FedEx reports Monday June 23 after the close, with consensus EPS at $5.92. If FedEx beats and guides higher, the soft-landing narrative gets a major confirmation from the most cyclical large-cap freight indicator. If FedEx misses and guides lower — the more likely outcome given the early read on industrial PMI components — the bond market gets confirmation that services-heavy strength is not translating into goods-flow strength, which is the precondition for the credit composition story to deepen. The number that separates these two scenarios is approximately $5.50 in delivered EPS.
The May PCE print arrives Friday June 26. Consensus expects core PCE around 3.0 percent year-over-year.
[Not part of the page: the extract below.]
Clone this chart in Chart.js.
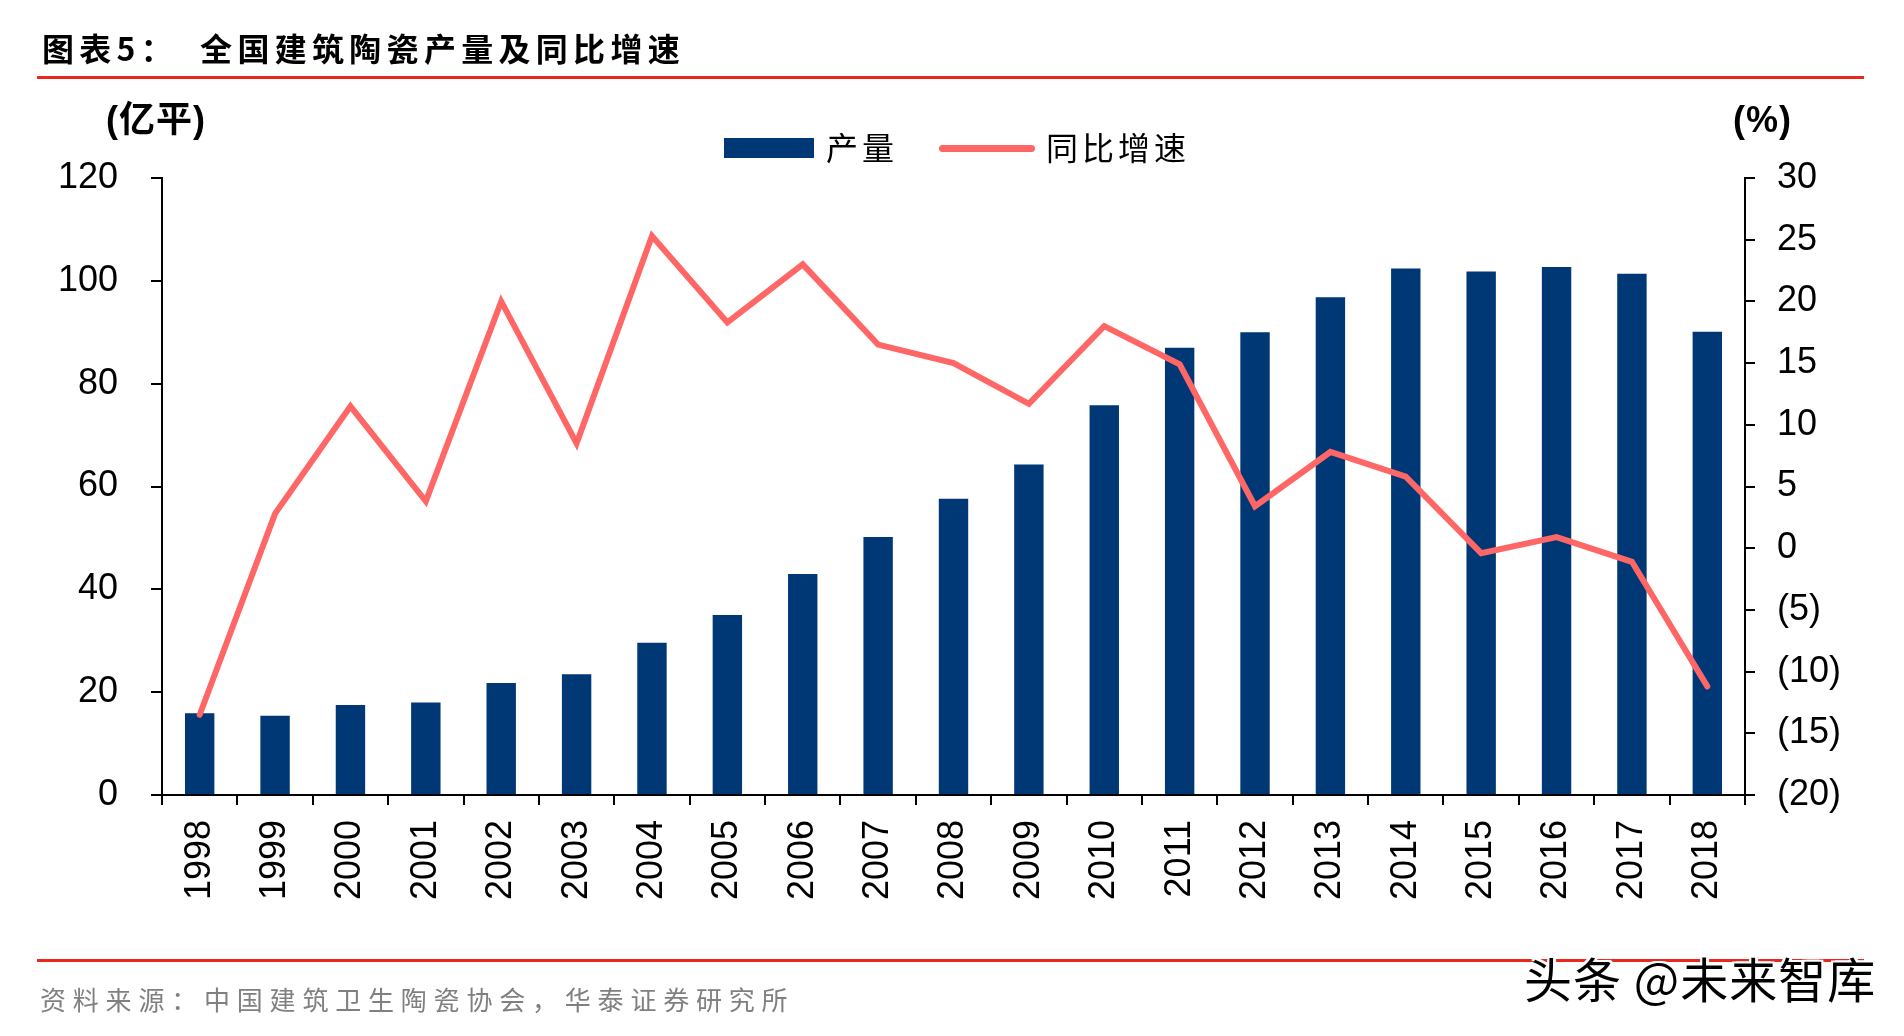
<!DOCTYPE html>
<html>
<head>
<meta charset="utf-8">
<script src="https://cdn.jsdelivr.net/npm/chart.js@4.4.1/dist/chart.umd.min.js"></script>
<style>
  html, body { margin: 0; padding: 0; background: #fff; }
  body { width: 1904px; height: 1036px; position: relative; overflow: hidden;
         font-family: "Noto Sans CJK SC", "Liberation Sans", sans-serif; }
  #c { position: absolute; left: 0; top: 0; }
  .t { position: absolute; white-space: nowrap; z-index: 2; }
  .rule { position: absolute; left: 37px; width: 1827px; height: 3px; background: #e8291c; z-index: 1; }
  #title { left: 42px; top: 25px; font-size: 32px; line-height: 44px; font-weight: 700; color: #000; letter-spacing: 5.3px; }
  #title .gap { display: inline-block; width: 22px; }
  .unit { top: 98px; font-size: 36px; line-height: 44px; font-weight: 700; color: #000; letter-spacing: 1px; font-family: "Liberation Sans", "Noto Sans CJK SC", sans-serif; }
  #uL { left: 106px; }
  #uR { left: 1733px; }
  .lgbox { position: absolute; z-index: 2; }
  #lgBar { left: 724px; top: 138px; width: 90px; height: 20px; background: #003775; }
  #lgLine { left: 939px; top: 145px; width: 96px; height: 7px; border-radius: 4px; background: #ff6666; }
  .lgtxt { top: 124px; font-size: 32px; line-height: 44px; color: #000; letter-spacing: 4px; }
  #lgT1 { left: 826px; }
  #lgT2 { left: 1046px; }
  #src { left: 40px; top: 981px; font-size: 26px; line-height: 36px; color: #808080; letter-spacing: 6.8px; }
  #wm { left: 1524px; top: 946px; font-size: 48px; line-height: 62px; color: #000; letter-spacing: 1px;
        text-shadow: 2px 2px 0 #fff, -2px -2px 0 #fff, 2px -2px 0 #fff, -2px 2px 0 #fff, 0 3px 0 #fff, 3px 0 0 #fff; z-index: 3; }
</style>
</head>
<body>
<div class="t" id="title">图表5：<span class="gap"></span>全国建筑陶瓷产量及同比增速</div>
<div class="rule" style="top:76px"></div>
<div class="t unit" id="uL">(亿平)</div>
<div class="t unit" id="uR">(%)</div>
<div class="lgbox" id="lgBar"></div>
<div class="t lgtxt" id="lgT1">产量</div>
<div class="lgbox" id="lgLine"></div>
<div class="t lgtxt" id="lgT2">同比增速</div>
<div class="rule" style="top:959px"></div>
<div class="t" id="src">资料来源：中国建筑卫生陶瓷协会，华泰证券研究所</div>
<div class="t" id="wm">头条 @未来智库</div>
<canvas id="c" width="1904" height="1036"></canvas>
<script>
// ---- data ----
const years = ['1998','1999','2000','2001','2002','2003','2004','2005','2006','2007','2008',
               '2009','2010','2011','2012','2013','2014','2015','2016','2017','2018'];
const outputValues = [15.9, 15.4, 17.5, 18.0, 21.8, 23.5, 29.6, 35.0, 43.0, 50.2, 57.6,
                      64.3, 75.8, 87.0, 90.0, 96.8, 102.4, 101.8, 102.7, 101.4, 90.1];
const growthValues = [-13.5, 2.8, 11.5, 3.8, 20.0, 8.5, 25.3, 18.3, 23.0, 16.5, 15.0,
                      11.7, 18.0, 14.9, 3.4, 7.8, 5.8, -0.4, 0.9, -1.1, -11.2];
const seriesNames = ['产量', '同比增速'];
const leftTicks = { min: 0, max: 120, step: 20 };
const rightTicks = { min: -20, max: 30, step: 5 };

const tickFont = { family: '"Liberation Sans", Arial, sans-serif', size: 36 };

new Chart(document.getElementById('c'), {
  type: 'bar',
  data: {
    labels: years,
    datasets: [
      {
        type: 'line',
        label: seriesNames[1],
        data: growthValues,
        yAxisID: 'y1',
        borderColor: '#ff6666',
        backgroundColor: '#ff6666',
        borderWidth: 6,
        pointRadius: 0,
        tension: 0,
        borderJoinStyle: 'miter',
        borderCapStyle: 'round',
        order: 0
      },
      {
        type: 'bar',
        label: seriesNames[0],
        data: outputValues,
        yAxisID: 'y',
        backgroundColor: '#003775',
        categoryPercentage: 1,
        barPercentage: 0.39,
        order: 1
      }
    ]
  },
  options: {
    responsive: false,
    animation: false,
    devicePixelRatio: 1,
    layout: { padding: { top: 178, left: 0, right: 0, bottom: 0 } },
    plugins: { legend: { display: false }, tooltip: { enabled: false }, title: { display: false } },
    scales: {
      x: {
        offset: true,
        grid: { display: true, offset: true, drawOnChartArea: false, drawTicks: true, tickLength: 10, color: '#000', lineWidth: 2 },
        border: { display: true, color: '#000', width: 2 },
        ticks: { color: '#000', font: tickFont, minRotation: 90, maxRotation: 90, autoSkip: false, padding: 15 },
        afterFit: s => { s.height = 241; }
      },
      y: {
        position: 'left',
        min: leftTicks.min, max: leftTicks.max,
        grid: { display: true, drawOnChartArea: false, drawTicks: true, tickLength: 11, color: '#000', lineWidth: 2 },
        border: { display: true, color: '#000', width: 2 },
        ticks: { stepSize: leftTicks.step, color: '#000', font: tickFont, padding: 33 },
        afterFit: s => { s.width = 162; }
      },
      y1: {
        position: 'right',
        min: rightTicks.min, max: rightTicks.max,
        grid: { display: true, drawOnChartArea: false, drawTicks: true, tickLength: 10, color: '#000', lineWidth: 2 },
        border: { display: true, color: '#000', width: 2 },
        ticks: {
          stepSize: rightTicks.step, color: '#000', font: tickFont, padding: 22,
          callback: v => (v < 0 ? '(' + (-v) + ')' : String(v))
        },
        afterFit: s => { s.width = 159; }
      }
    }
  }
});
</script>
</body>
</html>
If core PCE comes in at or above 3.1 percent, the September cut probability falls toward single digits and the CCC spread widening of the past three weeks becomes a candidate for further extension. If it comes in at or below 2.9 percent, the Fed’s services-inflation framing gets its first material counter-evidence and the top-line HY OAS pinned at 263 basis points can stay pinned. The number between those scenarios — the number the bond market is trading around — is 3.0 percent exactly. Watch the supercore services ex-shelter component more than the headline.
Wednesday’s existing home sales and Thursday’s durable goods both function as residual tape on the consumer-versus-corporate divergence. They are tertiary releases — directionally informative but not signal-resetting.
The Beta Rotation signal — what the XLU versus SPY ratio is saying — closed the week with XLU running 8.7 percentage points below SPY over the trailing three months. The reading is offensive. It is not a static offensive reading. It has been deepening since mid-April. Prior instances when the signal ran this offensive for this duration historically preceded continued large-cap leadership for an additional six to ten weeks before mean-reverting. The signal is intact. The signal is also tracking against the same under-the-surface credit composition story flagged above, which means the framework is currently registering an unusual configuration: offensive equity signal coexisting with defensive credit composition. That configuration has resolved historically in favor of the credit signal in eight of the last eleven occurrences.
Watch item for the week ahead: If the ICE BofA US High Yield OAS closes above 280 basis points on any day this week, it will mark the first time since March that it has held that level for two consecutive sessions. That is the threshold at which the top-line credit signal would be catching up to the CCC-to-BB blowout already evident underneath. If it does, the four-week countdown on the equity narrowing thesis accelerates.
WHAT ADVISORS SHOULD BE TELLING CLIENTS
If a client asks about new equity highs into falling oil: the honest answer is that the index can make new highs and the underlying market can still be repricing simultaneously. The signal says the offensive rotation is intact but the credit composition underneath has moved against it. What would change that read: a return of the CCC-to-BB spread ratio toward 4.5 times, or a top-line HY OAS print at or below 250 basis points. Neither happened this week.
If you take nothing else from this week: the offensive equity signal is deepening, the September cut is functionally off the table, and the credit market’s composition has begun to price the Fed’s commitment to higher-for-longer faster than the equity tape has acknowledged it. Watch the high-yield OAS this week.
The weight of observable systematic evidence currently favors continued large-cap leadership through the end of June, with the qualification that the historical base rate for indices making new highs with sub-40 percent participation is a downside variance event within the next ninety days. That base rate is the configuration. It is not a prediction.
Signals lead. Markets lag. The gap between them is where the opportunity lives.